At debate camp, the senator practiced and honed effective attacks against Cheney’s record, in a “more in sorrow than in anger” style that was Lieberman’s trademark. As a man who despised negative campaigning, he wasn’t comfortable with being aggressive. But he knew how to do it. As debate night arrived, he was ready. He had worked out exactly how to put Cheney on the defensive.
Ten minutes before the debate began, the two candidates sat next to each other at a half-moon table across from moderator Bernie Shaw, as the format dictated, and chatted. Lieberman would be the first to speak. Shaw welcomed the audience and turned to the senator for his opening statement. After some opening pleasantries, to our surprise, Lieberman said, “My 85-year-old mom gave me some good advice about the debate earlier today. She said, ‘Sweetheart, be positive and know that I will love you no matter what your opponent says about you.’ Well… I am going to be positive tonight. I’m not going to indulge in negative personal attacks. I’m going to talk about issues that matter to the people of this country.”
And that was it. For 90 minutes, there wasn’t one mention of Cheney’s record—despite at least a dozen opportunities when mentioning a Cheney vote would have put the lie to one of his answers.

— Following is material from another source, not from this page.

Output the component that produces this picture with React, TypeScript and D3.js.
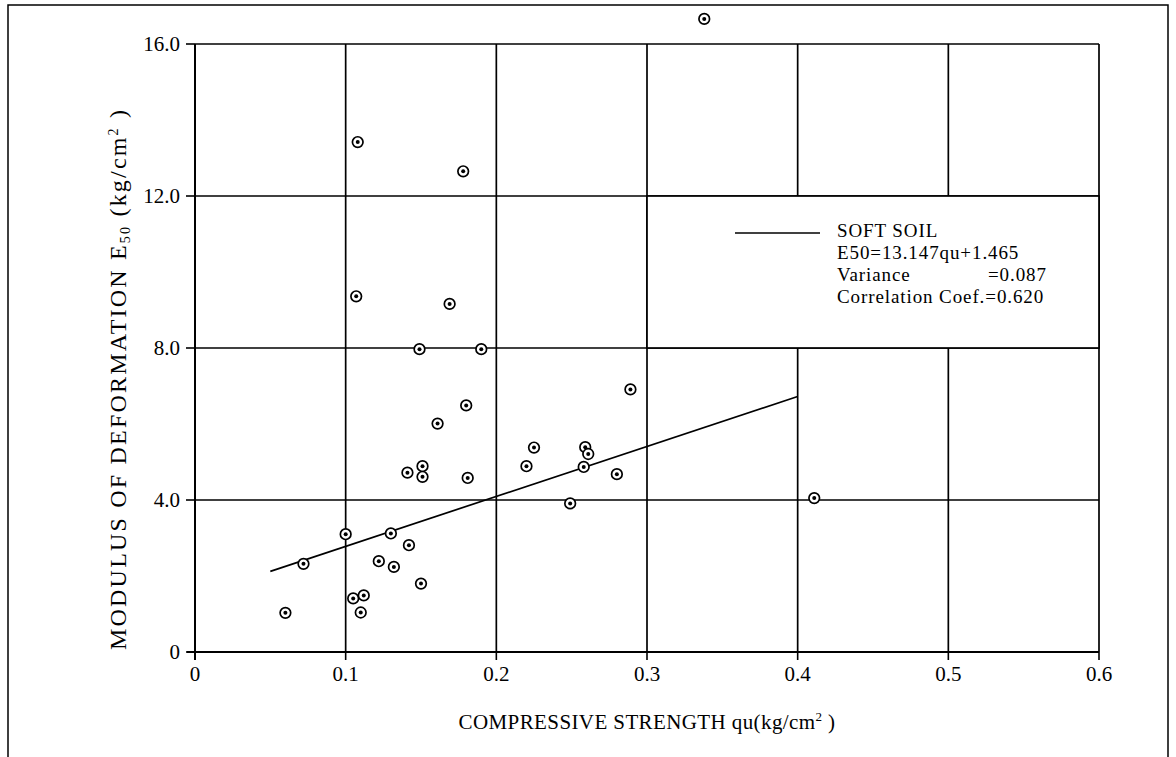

The two disagreed on multiple political issues, but left it at that.
When Lieberman came off stage, we asked why he changed direction. He said, “When we first sat down, Dick leaned over and said that his people wanted him to go negative, and that he had practiced attack lines. But he didn’t want to do it. He thought the American people deserved better, and I agreed. So I kept it positive.”
Cheney knew that Lieberman was a fundamentally decent guy, and he played that sense of decency to his advantage. He knew that the senator wouldn’t go negative if he stayed positive. For his part, the Republican pushed back against Gore’s record firmly until the 70-minute mark, when, as Time put it, “he finally bared a tooth or two, icily drum-beating ‘eight years of all talk and no action,’ and Lieberman actually started to get miffed.”
When it was over, ABC’s George Stephanopoulos called it “a model debate.” Shaw called it “eavesdropping on a conversation,” while many praised its civility. All of it played to Cheney’s advantage: Polls showed that by a two-to-one margin, viewers declared him the winner. Today, it is remembered as one of the only VP debates that shifted the polls in the week afterward.
What should nice-guy Kaine take away from Lieberman’s experience? That to be civil, you don’t have to be gentle—and that staying positive doesn’t mean staying away from your opponent’s record.
Like the Cheney of old, Pence has a reputation for staying friendly and sounding reasonable in debates. If you simply listen to him, you’d hardly know that he’s one of the most far-right running mates in recent history, a candidate who was ranked by Nate Silver as between the third and seventh most extreme member of Congress for 12 consecutive years.
It would be a disservice to voters tuning in tonight if they didn’t know that the man defending Donald Trump for calling a Latino beauty contestant a “fat pig” was also a man who introduced the first bill in Congress that called for Planned Parenthood to be completely defunded; that the man defending Trump’s attacks on trade deals has been one of the greatest champions of free trade as both a congressman and governor, where he actually led trade missions to China; and that the man defending Trump as a job-creator signed an LGBTQ bill so offensive that it cost his state an estimated $250 million in jobs and growth.
As we learned in the eight years Dick Cheney was vice president, extreme voting records aren’t just a history of what’s past, but a harbinger of what’s to come. I hope Tim Kaine remembers that when he’s on stage with the man who has called Cheney his vice presidential role model.